Collections of Hawaiian music from the late 20s and 30s reveal a musical tradition at the top of its game, a vibrant traditional base soaking up jazz, blues, and country influences brought to the islands by soldiers and sailors stationed at Pearl Harbor and Schofield Barracks. The music of that period is so good and so invigorating that you can practically select a CD at random and be rewarded. I'm partial to Hawaiian Steel Guitar Classics: 1927-1938; History of Hawaiian Steel Guitar, which includes a wonderfully illustrated booklet; Legends of the Ukulele; King Bennie Nawahi, Hawaiian String Virtuoso: Acoustic Steel Guitar Classics from the 1920's; and Roy Smeck Plays Hawaiian Guitar, Banjo, Ukulele, and Guitar, 1926-1949.

Today, the passing of contemporary slack key masters like Sonny Chillingworth, Ray Kane, and Gabby Pahinui appears to be an incalculable loss. I don't claim to be an expert in Hawaiian music, but music store racks look to include a preponderance of easy listening, New Age, Jawaiian, and every Iz Kamakawiwo'ole track ever recorded. Jawaiian, an effort to blend Hawaiian vocal styles with a reggae beat, is largely a misfire: Hawaiian tenors and harmonies and laid-back lyrics simply don't mix effectively with the revolutionary rhythms of Jamaican music. It's well-intended, certainly, but nothing I've heard is interesting or memorable. Kamakawiwo'ole is an undeniable talent whose act wears as thin as he was corpulent. As for the rest, the less said the better...

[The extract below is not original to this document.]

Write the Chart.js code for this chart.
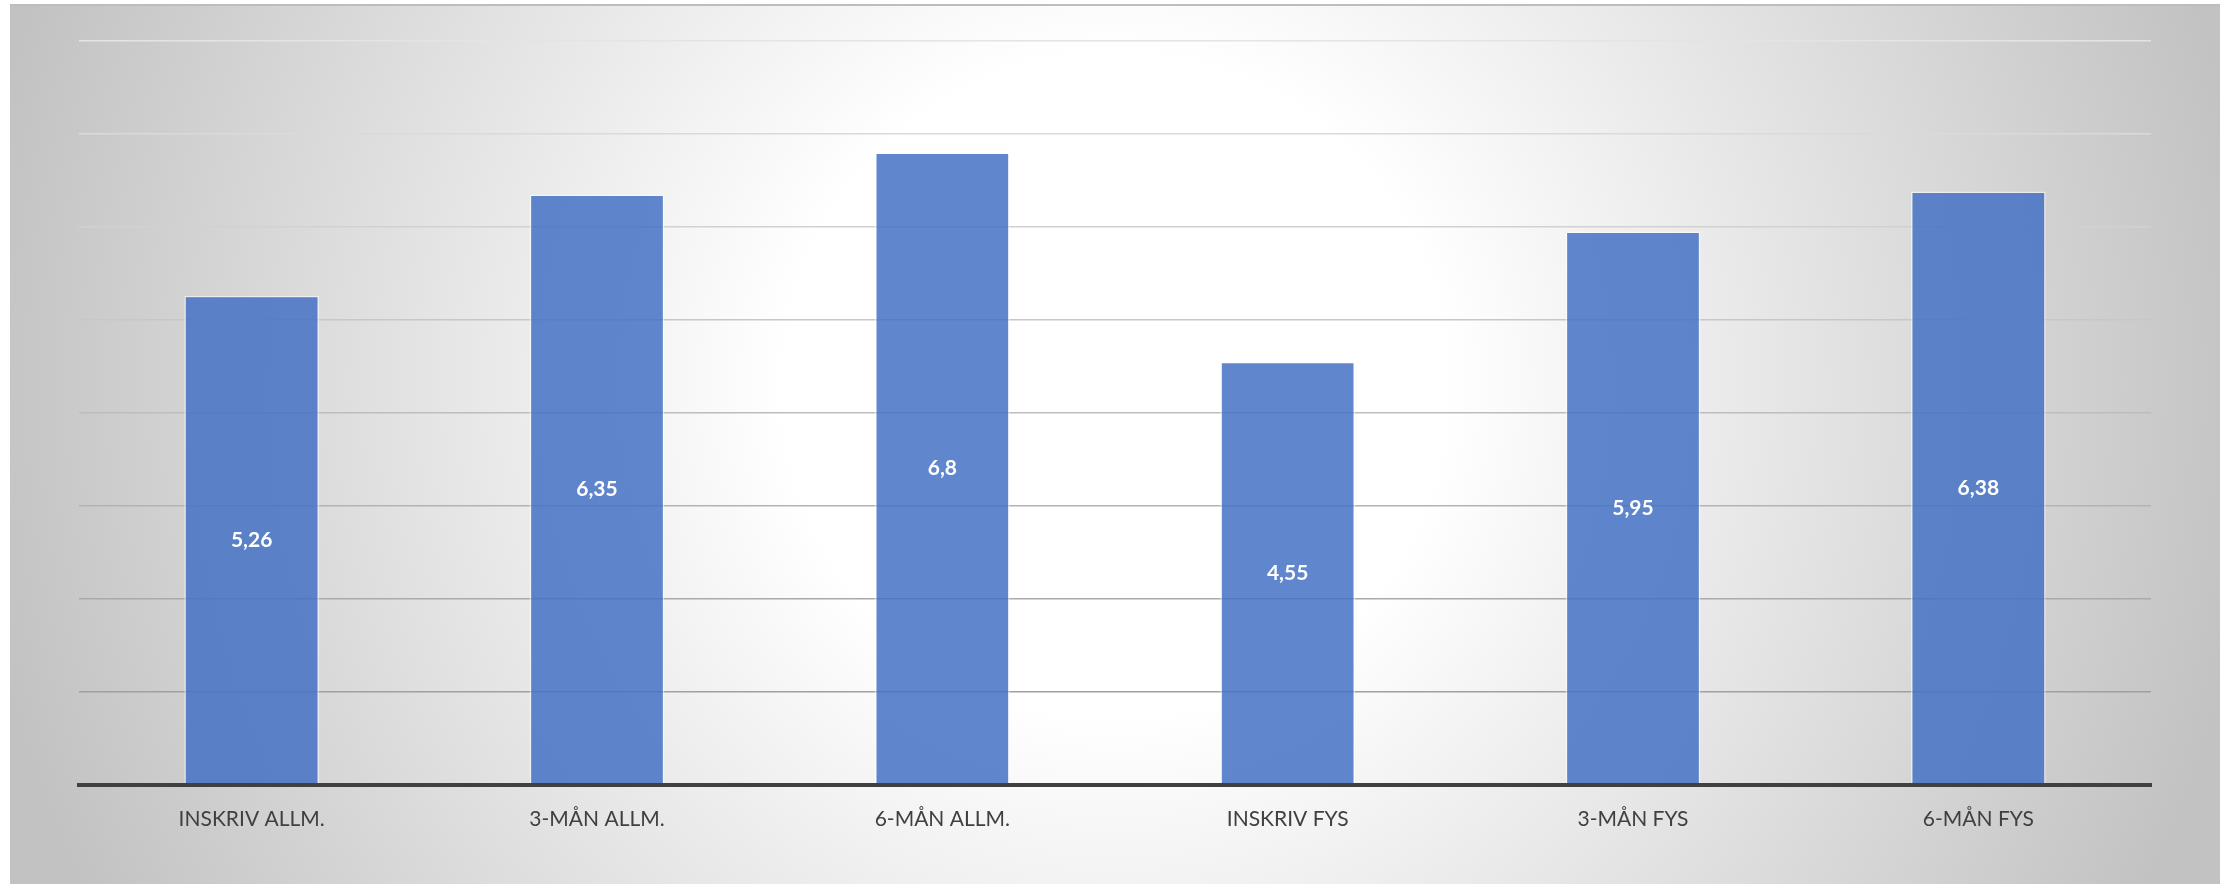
<!DOCTYPE html>
<html>
<head>
<meta charset="utf-8">
<script src="https://cdn.jsdelivr.net/npm/chart.js@4.4.1/dist/chart.umd.min.js"></script>
<style>
  html, body { margin: 0; padding: 0; background: #fff; }
  #frame {
    position: absolute; left: 10px; top: 4px; width: 2210px; height: 880px;
    border-top: 2px solid #bdbdbd; box-sizing: border-box;
    background: radial-gradient(circle 1150px at 1105px 380px, #ffffff 0px, #ffffff 330px, #c2c2c2 1150px);
  }
  #wrap { position: absolute; left: 0; top: 0; width: 2231px; height: 884px; }
</style>
</head>
<body>
<div id="frame"></div>
<div id="wrap"><canvas id="chart"></canvas></div>
<script>
const categories = ["INSKRIV ALLM.", "3-MÅN ALLM.", "6-MÅN ALLM.", "INSKRIV FYS", "3-MÅN FYS", "6-MÅN FYS"];
const values = [5.26, 6.35, 6.8, 4.55, 5.95, 6.38];
const yMax = 8;

// white value labels in the middle of each bar
const barLabels = {
  id: "barLabels",
  afterDatasetsDraw(chart) {
    const ctx = chart.ctx;
    const meta = chart.getDatasetMeta(0);
    ctx.save();
    ctx.fillStyle = "#ffffff";
    ctx.font = "bold 21px Lato";
    ctx.textAlign = "center";
    ctx.textBaseline = "middle";
    meta.data.forEach((bar, i) => {
      const text = String(values[i]).replace(".", ",");
      ctx.fillText(text, bar.x, (bar.y + bar.base) / 2);
    });
    ctx.restore();
  }
};

new Chart(document.getElementById("chart"), {
  type: "bar",
  data: {
    labels: categories,
    datasets: [{
      data: values,
      backgroundColor: "rgba(68, 114, 196, 0.85)",
      borderColor: "rgba(255, 255, 255, 0.55)",
      borderWidth: 1.5,
      barPercentage: 0.39,
      categoryPercentage: 1.0
    }]
  },
  options: {
    responsive: true,
    maintainAspectRatio: false,
    animation: false,
    layout: { padding: { left: 79, right: 80, top: 41, bottom: 30 } },
    plugins: { legend: { display: false }, tooltip: { enabled: false } },
    scales: {
      x: {
        grid: { display: false, drawTicks: false },
        border: { display: true, color: "#404040", width: 4, z: 1 },
        ticks: {
          color: "#404040",
          font: { family: "Lato", size: 21 },
          padding: 22,
          maxRotation: 0,
          autoSkip: false
        }
      },
      y: {
        min: 0,
        max: yMax,
        ticks: { display: false, stepSize: 1 },
        border: { display: false },
        grid: {
          drawTicks: false,
          lineWidth: 1.5,
          color: (c) => {
            const g = Math.round(160 + (c.tick.value - 1) / 7 * 68);
            return "rgb(" + g + "," + g + "," + g + ")";
          }
        }
      }
    }
  },
  plugins: [barLabels]
});
</script>
</body>
</html>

I can't help falling in love with you...

Paul Krugman explains why the California death spiral awaits us all if we don't get health care right...

The great E. J. Dionne writes that Democrats better get off the defensive and soon. I have some thoughts about this that I'll be developing in future entries...

The Sunday Funnies & Arts will be back next week! In the meantime, enjoy some classic Hawaiian tunes, starting with King Bennie Nawahi and "My Girl from the South Seas" (the photographs and vintage postcards are wonderful, too):



It's Sunday and Citizen K. hasn't posted any gospel music lately. Let's make amends with the Hawaiian gospel sounds of Bob Dylan favorite Sol Hoopii:





Finally, although not traditional, but here Merle Travis leads the dogfaces of From Here to Eternity in a chorus of "Reenlistment Blues":

7 comments:

Rastamick61 said...

A friend clued me into Three Plus a "Hawaiian reggae" group a few years back, good stuff. I like its sound but as you said it's not 'Burnin an a Lootin' by any stretch. With the way they were done by plantation folk years back you'd think there might be a little of that beneath the surface too.

K. said...

You would think that. But Hawaii's immigrant population has far outgrown the indigenous population, which might have something to do with it. There has been for some time a movement for Hawaiian rights and sovereignty, but that doesn't seem to be reflected in the popular music. Also, at no level does Hawaii suffer from the abject poverty of Jamaica, even though the indigenous people appear to be less educated and less well off economically.

Maybe another way to put it is that unlike other small nations with a history of oppression but who developed significant artistic traditions -- Jamaica and Ireland, say -- Hawaii has never been able to speak with one unified voice. A sociologist could explain what that meant for the music, but ultimately it appears to have had a homogenizing effect.

Steven said...

Great post! I am a big fan of Hawaiian music and I have some of the old Sol Hoopii songs. Never knew about the videos. As you said, There is no replacing Gabby and the others. If you want to hear some good Hawaiian tunes, check out KVMR FM on Sunday mornings.
http://www.kvmr.org/programs/kkp/index.html
You will hear a lot of the old stuff on here.
Back in the day, when I worked for a living, our company had a Honolulu branch office and I was able to find a reason to make a training trip over there many times. Poor me!

Roy said...

Great take on Hawaiian music! I've been listening to slack key guitarists for a while now and you're right, the heritage is in danger of being lost through sheer attrition. It makes me wonder why younger generations don't seem to be taking up the torch and carrying on the tradition. Is the lure of commercialized music from the US and elsewhere really that strong? Such a shame!

And I wish they had let Merle sing a little more in that movie. The man was a legend in his own right!

K. said...

The decline of the music through attrition is puzzling. It hasn't happened in Ireland, where there are any number of young trad groups. But, there are about 400,000 native Hawaiians and 4,000,000 or so Irish. Jamaica's population is nearly 3,000,000. Demographics have an inexorable impact on culture.

Steven, I'll be sure to check out KVRM.

Renegade Eye said...

The Hawaiian music references were really good.

I remember seeing the movie Hawaii with Max Von Sydow.

E.J. Dionne is in for a long wait, if he thinks the Democratic Party will go on the offense.

K. said...

The movie is based on the James Michener novel of the same name. It's an o.k. movie and a better book, although the book (written around the time of statehood) ends on a note of cultural imperialism that at the time was an expression of melting pot orthodoxy. As I recall, when one character lamented the slow disappearance of indigenous Hawaiians, another comforted him by saying that they had been absorbed into new Hawaiians, who were multi-ethnic.